Domain	Group Module Principle	Key Performance Improvements
Linguistics	DSL parsing + Prolog mapping	Formal rigor, modularity, NLG quality
Vision	Group-wise attention/partition	Accuracy, spatial precision, efficiency
Audio	Class tokens + transformer grouping	Source separation, SDR enhancement
Cross-modal	Text-channel grouping + knowledge distillation	Alignment, retrieval

7. Limitations and Future Prospects

While semantic group generation modules are effective, several limitations and avenues for advancement exist:

Generalization to Unseen Categories: Most systems require predefined groupings, with challenges in dynamically handling new or extreme out-of-domain cases.
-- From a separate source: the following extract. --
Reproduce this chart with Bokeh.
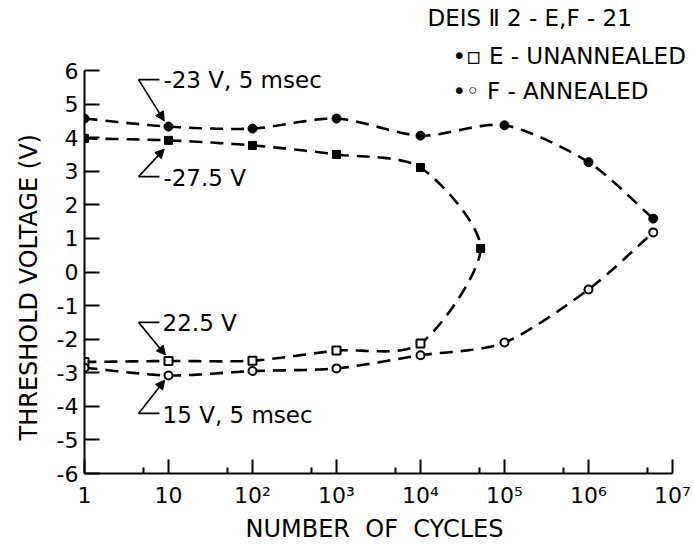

Future work may address this via continual learning or adaptive group allocation (Mo et al., 4 Jul 2024).
Fine-Grained Control and Disentanglement: Further research in refining group boundaries, especially for high-precision editing (e.g., hand details in 3D human generation), is needed (Zheng et al., 15 Mar 2024).
Inter-Group and Cross-Modal Dependencies: Current methods primarily focus on intra-group coherence; richer modeling of dependencies between groups (semantic or spatial) stands to offer improved reasoning and generation fidelity (Li et al., 2022, Ryu et al., 2021).
Resource Constraints: Methods must continue to optimize for inference efficiency, particularly for real-time or resource-constrained deployments (Zhang et al., 2019, He et al., 2023).
Extension to Multimodal and Unsupervised Scenarios: Integrating Group Generation modules into self-supervised and multimodal fusion pipelines represents a significant research direction, especially as modalities and tasks become increasingly diverse and unstructured (Ren et al., 13 Sep 2024).

A semantic group generation module thus constitutes a versatile and foundational mechanism for organizing, enhancing, and leveraging semantically related units—whether linguistic roles, visual features, or acoustic sources—across a spectrum of computational tasks and architectures. This organizational capacity enables both improved learning, inference, and interpretability, and serves as the basis for efficient, controllable, and robust AI systems across modalities.